EXERCISE REQUIREMENTS:
Report the count of lines below in which the string "this" occurs; include nothing else.

====== AVAILABLE DATA

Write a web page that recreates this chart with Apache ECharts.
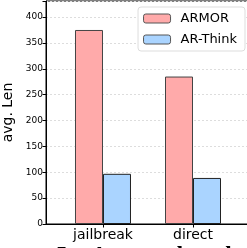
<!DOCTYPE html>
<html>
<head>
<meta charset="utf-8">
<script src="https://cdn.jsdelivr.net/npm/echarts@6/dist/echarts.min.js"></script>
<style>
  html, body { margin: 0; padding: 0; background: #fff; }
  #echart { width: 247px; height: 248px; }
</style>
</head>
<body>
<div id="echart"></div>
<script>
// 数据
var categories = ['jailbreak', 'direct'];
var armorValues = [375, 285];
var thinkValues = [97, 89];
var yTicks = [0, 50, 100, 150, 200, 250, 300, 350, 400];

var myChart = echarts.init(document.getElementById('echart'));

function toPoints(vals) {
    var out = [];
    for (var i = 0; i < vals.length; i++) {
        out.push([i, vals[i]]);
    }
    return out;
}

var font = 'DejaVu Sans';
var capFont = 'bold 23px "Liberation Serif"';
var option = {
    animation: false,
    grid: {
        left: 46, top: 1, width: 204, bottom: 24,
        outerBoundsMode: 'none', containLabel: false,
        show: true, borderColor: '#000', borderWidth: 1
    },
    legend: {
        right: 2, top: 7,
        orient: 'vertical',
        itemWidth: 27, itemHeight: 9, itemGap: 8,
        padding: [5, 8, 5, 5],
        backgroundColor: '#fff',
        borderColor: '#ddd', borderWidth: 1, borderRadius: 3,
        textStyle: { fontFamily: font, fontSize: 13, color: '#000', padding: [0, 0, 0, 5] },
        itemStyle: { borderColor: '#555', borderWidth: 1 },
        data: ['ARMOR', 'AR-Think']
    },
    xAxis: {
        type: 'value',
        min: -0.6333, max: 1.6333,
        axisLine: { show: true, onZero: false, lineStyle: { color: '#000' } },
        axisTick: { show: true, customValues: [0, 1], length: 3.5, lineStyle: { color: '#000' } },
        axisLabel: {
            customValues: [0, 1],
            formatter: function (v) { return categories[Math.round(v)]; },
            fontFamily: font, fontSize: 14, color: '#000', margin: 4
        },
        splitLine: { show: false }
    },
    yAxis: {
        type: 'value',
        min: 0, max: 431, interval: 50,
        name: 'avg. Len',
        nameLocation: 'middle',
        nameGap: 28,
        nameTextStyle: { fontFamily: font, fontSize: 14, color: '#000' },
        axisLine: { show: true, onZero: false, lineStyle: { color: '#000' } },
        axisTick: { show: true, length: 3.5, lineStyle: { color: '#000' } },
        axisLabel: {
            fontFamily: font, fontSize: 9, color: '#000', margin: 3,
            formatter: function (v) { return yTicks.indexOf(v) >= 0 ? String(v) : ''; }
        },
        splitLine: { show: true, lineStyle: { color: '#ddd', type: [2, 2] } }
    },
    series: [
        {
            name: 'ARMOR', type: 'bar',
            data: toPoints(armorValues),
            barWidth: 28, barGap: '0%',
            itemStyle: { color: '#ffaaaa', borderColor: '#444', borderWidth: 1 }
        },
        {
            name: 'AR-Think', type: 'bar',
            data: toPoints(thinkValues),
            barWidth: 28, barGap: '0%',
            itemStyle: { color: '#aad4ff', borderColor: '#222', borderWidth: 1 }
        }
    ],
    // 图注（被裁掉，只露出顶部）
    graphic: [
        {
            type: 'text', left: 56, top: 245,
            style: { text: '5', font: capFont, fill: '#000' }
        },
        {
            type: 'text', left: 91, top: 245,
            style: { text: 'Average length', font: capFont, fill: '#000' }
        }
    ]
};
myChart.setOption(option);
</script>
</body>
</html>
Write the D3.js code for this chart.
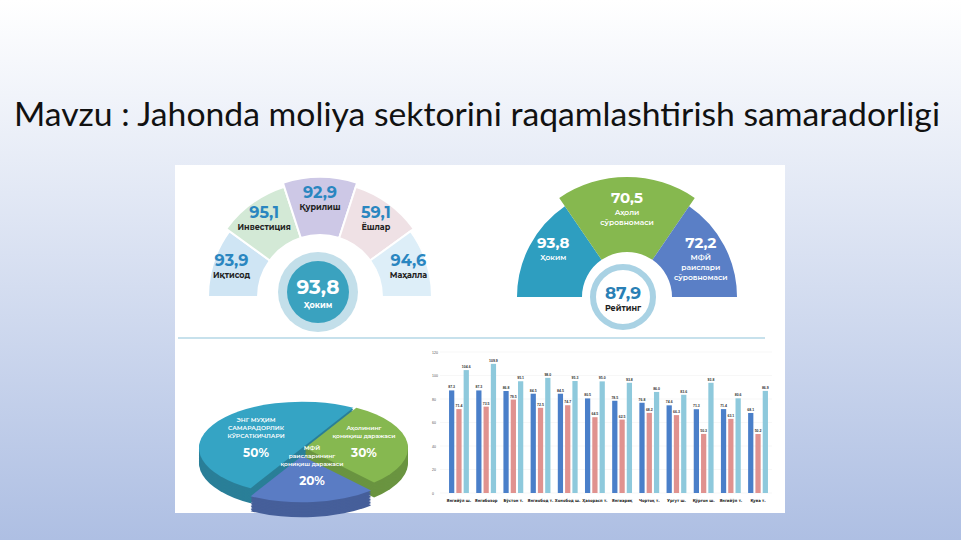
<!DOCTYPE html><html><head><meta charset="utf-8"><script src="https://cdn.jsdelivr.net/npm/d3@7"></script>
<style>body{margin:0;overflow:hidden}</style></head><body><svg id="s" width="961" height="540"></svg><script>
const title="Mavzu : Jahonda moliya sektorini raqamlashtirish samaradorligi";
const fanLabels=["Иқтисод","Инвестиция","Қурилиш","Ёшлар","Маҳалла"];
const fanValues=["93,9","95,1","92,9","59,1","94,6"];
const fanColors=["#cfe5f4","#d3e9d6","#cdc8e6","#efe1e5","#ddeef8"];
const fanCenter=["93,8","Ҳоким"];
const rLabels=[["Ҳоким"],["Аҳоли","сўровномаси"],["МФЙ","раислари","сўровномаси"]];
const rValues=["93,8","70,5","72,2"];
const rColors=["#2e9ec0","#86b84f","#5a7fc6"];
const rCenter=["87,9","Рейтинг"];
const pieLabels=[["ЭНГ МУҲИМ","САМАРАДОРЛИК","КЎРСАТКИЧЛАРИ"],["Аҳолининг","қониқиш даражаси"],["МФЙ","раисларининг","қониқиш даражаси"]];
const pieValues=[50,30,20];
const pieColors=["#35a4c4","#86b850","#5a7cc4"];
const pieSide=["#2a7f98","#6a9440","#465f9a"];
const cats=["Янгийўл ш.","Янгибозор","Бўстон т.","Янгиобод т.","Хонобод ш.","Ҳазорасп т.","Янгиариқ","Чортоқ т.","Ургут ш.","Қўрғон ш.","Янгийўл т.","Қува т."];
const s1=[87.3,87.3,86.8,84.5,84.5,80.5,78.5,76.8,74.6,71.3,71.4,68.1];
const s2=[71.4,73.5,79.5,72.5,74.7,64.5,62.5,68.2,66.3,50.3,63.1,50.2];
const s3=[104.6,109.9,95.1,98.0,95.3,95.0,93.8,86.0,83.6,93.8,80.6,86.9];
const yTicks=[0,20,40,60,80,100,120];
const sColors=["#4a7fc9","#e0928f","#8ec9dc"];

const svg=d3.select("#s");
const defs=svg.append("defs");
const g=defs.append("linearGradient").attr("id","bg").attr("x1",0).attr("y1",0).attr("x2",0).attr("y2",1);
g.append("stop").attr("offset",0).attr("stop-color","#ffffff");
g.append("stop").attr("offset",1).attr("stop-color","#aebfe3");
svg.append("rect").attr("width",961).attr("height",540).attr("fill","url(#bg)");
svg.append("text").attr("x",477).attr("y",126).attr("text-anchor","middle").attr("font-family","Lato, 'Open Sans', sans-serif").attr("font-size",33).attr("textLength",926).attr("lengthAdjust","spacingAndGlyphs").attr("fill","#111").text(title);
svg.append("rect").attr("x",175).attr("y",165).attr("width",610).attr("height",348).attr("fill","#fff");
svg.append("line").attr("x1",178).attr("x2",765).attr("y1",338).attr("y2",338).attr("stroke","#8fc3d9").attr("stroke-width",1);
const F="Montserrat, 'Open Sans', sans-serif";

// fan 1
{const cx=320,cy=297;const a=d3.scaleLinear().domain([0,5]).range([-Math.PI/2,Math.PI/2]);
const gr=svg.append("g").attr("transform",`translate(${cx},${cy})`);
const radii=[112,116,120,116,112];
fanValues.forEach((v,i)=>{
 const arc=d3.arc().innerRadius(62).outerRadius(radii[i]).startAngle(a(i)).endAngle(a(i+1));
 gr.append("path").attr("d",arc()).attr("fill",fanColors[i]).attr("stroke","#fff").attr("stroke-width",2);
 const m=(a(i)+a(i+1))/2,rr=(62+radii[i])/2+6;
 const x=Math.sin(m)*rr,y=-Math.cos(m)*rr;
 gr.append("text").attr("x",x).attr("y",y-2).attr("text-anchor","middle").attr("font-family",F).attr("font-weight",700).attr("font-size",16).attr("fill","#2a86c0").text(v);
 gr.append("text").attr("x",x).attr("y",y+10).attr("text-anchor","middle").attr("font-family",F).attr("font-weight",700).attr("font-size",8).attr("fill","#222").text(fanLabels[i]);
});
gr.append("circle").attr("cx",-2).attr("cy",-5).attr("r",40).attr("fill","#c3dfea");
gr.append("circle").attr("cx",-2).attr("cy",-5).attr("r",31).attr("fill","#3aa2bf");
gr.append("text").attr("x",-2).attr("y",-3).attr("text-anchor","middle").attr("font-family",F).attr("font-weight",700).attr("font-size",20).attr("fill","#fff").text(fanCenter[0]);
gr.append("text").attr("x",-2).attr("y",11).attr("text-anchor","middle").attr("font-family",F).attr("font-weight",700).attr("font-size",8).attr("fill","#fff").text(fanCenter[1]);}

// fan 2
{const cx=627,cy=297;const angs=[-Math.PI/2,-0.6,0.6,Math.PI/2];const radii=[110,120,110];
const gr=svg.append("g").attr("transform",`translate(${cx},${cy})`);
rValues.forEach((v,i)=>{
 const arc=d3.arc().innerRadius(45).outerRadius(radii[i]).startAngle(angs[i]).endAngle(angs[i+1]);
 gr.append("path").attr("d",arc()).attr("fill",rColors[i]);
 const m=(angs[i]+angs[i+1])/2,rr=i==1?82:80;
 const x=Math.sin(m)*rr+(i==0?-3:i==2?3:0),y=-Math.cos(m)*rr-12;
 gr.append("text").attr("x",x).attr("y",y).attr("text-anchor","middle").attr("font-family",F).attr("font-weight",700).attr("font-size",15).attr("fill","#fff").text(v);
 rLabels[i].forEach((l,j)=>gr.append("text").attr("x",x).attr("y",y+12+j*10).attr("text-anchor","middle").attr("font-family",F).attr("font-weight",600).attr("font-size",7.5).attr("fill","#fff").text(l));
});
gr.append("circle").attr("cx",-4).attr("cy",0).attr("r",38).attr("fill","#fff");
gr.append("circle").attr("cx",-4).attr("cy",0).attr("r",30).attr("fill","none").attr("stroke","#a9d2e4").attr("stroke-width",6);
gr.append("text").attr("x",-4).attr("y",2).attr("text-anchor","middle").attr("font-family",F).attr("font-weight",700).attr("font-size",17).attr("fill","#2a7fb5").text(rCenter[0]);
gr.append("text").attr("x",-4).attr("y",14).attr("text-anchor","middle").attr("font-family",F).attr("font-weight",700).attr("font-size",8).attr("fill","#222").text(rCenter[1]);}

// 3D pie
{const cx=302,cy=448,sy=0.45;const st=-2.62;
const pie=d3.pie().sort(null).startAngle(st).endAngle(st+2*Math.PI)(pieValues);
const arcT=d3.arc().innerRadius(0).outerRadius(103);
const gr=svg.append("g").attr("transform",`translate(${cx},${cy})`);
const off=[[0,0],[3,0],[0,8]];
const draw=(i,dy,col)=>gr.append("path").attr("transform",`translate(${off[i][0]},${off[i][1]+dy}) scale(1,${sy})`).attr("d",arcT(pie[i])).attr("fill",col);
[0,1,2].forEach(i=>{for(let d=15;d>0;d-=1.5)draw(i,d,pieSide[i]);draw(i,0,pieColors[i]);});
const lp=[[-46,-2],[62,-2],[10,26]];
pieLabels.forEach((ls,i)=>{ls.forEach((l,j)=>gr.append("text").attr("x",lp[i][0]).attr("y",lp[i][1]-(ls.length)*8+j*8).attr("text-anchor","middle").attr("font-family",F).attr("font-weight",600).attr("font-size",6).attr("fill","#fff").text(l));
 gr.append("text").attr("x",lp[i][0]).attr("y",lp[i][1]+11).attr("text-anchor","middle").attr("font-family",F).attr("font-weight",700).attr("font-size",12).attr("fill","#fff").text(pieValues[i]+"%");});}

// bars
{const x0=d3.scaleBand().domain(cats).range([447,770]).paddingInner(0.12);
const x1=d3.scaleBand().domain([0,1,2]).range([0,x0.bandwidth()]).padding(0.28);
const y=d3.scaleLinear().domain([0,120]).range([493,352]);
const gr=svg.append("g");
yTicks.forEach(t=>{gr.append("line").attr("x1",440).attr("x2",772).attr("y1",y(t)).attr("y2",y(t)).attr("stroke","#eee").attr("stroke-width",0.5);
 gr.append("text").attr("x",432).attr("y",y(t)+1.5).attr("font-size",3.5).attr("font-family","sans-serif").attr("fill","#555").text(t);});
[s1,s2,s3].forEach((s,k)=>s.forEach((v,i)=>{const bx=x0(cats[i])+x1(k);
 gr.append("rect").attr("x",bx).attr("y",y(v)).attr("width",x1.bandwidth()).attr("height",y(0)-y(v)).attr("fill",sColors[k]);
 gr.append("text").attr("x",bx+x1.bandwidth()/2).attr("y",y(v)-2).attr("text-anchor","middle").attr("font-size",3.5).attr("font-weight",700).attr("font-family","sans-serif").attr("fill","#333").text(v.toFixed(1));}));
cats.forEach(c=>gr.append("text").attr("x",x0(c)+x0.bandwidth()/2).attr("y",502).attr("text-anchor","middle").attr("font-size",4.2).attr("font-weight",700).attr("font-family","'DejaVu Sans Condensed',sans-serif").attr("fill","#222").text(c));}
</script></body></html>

============

RIGHT ANSWER:
2